YOUR TASK >>
Leave out all pictures. Return exactly the lines from the top of the material through the line containing "from matplotlib.ticker import".

[start GIVEN MATERIAL]

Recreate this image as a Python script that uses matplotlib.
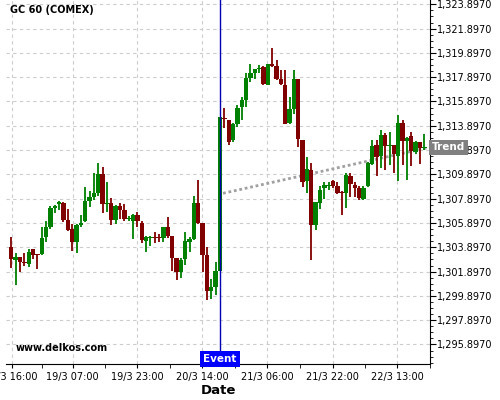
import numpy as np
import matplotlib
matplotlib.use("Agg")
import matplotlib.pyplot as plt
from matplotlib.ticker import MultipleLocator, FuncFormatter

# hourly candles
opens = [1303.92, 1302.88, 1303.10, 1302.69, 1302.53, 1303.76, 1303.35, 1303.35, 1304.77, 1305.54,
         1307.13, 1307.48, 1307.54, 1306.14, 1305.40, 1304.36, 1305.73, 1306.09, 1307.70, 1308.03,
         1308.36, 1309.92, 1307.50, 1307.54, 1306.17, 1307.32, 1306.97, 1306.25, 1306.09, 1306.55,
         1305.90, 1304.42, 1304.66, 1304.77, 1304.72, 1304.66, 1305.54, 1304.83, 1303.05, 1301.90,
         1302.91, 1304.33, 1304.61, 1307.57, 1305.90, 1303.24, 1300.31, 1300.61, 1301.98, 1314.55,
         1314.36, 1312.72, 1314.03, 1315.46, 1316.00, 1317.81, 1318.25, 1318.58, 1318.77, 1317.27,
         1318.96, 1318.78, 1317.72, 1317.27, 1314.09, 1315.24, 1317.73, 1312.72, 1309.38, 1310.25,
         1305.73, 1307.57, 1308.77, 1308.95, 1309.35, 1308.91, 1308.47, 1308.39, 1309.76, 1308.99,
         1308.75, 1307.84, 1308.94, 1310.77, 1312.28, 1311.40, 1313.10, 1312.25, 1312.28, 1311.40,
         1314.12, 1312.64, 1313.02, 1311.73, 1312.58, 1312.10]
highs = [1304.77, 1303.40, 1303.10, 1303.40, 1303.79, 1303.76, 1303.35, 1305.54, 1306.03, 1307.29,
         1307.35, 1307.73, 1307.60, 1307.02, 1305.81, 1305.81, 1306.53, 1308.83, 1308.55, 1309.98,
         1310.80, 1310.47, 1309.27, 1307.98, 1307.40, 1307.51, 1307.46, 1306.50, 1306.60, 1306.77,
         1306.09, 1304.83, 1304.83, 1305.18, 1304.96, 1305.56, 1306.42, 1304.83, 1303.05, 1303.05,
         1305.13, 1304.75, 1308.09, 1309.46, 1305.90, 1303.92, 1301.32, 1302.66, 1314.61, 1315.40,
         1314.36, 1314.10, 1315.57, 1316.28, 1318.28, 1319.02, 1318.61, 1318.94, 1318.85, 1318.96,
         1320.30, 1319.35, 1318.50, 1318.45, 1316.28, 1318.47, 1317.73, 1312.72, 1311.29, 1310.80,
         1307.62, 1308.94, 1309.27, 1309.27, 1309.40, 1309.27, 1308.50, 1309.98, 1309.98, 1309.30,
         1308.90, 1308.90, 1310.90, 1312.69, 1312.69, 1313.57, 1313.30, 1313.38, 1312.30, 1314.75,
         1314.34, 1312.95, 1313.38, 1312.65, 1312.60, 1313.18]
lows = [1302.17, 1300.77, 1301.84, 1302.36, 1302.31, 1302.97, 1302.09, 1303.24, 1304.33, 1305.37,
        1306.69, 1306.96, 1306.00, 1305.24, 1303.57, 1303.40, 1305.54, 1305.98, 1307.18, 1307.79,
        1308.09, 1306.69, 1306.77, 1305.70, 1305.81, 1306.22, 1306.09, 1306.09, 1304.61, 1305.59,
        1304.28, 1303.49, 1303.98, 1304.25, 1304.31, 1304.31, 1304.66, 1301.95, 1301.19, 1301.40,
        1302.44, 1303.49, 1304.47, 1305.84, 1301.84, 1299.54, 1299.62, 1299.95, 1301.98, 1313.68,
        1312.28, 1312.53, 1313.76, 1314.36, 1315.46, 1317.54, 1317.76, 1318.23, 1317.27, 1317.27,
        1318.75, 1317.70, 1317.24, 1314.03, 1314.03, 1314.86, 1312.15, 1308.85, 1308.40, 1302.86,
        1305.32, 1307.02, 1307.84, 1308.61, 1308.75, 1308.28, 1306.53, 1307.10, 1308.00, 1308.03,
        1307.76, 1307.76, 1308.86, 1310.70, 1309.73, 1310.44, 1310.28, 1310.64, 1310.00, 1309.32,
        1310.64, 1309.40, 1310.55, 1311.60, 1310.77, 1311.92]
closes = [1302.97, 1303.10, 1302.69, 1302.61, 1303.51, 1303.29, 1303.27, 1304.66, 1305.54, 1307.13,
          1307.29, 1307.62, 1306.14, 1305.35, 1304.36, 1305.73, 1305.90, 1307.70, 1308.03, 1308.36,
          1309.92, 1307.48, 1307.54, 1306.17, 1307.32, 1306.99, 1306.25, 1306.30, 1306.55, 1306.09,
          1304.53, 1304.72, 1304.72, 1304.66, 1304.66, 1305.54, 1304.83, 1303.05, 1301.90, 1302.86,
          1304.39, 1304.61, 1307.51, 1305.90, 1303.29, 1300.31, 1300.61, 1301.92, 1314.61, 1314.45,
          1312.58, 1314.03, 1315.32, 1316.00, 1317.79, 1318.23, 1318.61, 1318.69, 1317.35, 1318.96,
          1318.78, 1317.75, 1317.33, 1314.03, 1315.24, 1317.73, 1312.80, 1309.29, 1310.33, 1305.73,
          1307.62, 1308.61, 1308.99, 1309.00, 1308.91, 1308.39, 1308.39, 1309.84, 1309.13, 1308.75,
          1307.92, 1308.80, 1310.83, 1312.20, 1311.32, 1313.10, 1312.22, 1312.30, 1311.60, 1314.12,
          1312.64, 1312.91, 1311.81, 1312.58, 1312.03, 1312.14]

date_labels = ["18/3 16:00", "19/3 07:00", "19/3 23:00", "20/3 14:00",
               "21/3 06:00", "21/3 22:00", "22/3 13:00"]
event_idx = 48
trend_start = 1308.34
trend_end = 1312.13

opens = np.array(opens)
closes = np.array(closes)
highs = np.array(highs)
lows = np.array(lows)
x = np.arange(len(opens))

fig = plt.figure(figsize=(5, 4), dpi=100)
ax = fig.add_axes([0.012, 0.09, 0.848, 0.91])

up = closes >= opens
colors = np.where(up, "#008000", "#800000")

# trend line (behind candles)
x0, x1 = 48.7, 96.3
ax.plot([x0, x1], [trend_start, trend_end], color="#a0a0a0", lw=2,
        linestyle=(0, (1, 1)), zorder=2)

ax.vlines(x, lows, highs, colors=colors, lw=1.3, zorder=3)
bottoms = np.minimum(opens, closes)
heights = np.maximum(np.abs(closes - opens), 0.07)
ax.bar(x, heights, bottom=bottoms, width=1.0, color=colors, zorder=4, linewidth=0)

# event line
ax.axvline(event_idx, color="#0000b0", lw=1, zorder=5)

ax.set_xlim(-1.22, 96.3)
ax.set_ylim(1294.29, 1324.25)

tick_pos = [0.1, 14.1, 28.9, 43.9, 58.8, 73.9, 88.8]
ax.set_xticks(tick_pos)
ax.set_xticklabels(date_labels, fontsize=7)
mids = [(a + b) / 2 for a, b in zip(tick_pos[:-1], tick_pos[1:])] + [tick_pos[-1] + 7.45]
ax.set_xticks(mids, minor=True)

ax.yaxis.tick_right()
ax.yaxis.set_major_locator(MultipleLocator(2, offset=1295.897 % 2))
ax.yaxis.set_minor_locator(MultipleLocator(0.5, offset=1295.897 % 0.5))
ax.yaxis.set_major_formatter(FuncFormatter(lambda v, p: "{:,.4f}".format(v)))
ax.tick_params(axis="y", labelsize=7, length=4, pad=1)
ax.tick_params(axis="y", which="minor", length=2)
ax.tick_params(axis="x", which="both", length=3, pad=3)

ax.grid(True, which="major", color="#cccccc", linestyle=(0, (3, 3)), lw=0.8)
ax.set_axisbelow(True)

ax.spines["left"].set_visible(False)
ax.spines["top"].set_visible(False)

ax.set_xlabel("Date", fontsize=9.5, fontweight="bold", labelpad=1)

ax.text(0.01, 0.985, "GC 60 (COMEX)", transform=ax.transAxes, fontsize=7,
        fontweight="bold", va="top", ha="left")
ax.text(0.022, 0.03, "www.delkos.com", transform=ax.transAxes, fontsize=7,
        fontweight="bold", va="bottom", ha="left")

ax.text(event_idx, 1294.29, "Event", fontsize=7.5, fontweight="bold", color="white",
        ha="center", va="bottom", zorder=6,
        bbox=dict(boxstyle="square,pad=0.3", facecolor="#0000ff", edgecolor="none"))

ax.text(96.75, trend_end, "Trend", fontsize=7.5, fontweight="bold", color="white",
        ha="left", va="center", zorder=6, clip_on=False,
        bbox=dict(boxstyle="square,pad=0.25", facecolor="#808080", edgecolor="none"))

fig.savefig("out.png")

[end GIVEN MATERIAL]

COMPLETED TASK >>
Recreate this image as a Python script that uses matplotlib.
import numpy as np
import matplotlib
matplotlib.use("Agg")
import matplotlib.pyplot as plt
from matplotlib.ticker import MultipleLocator, FuncFormatter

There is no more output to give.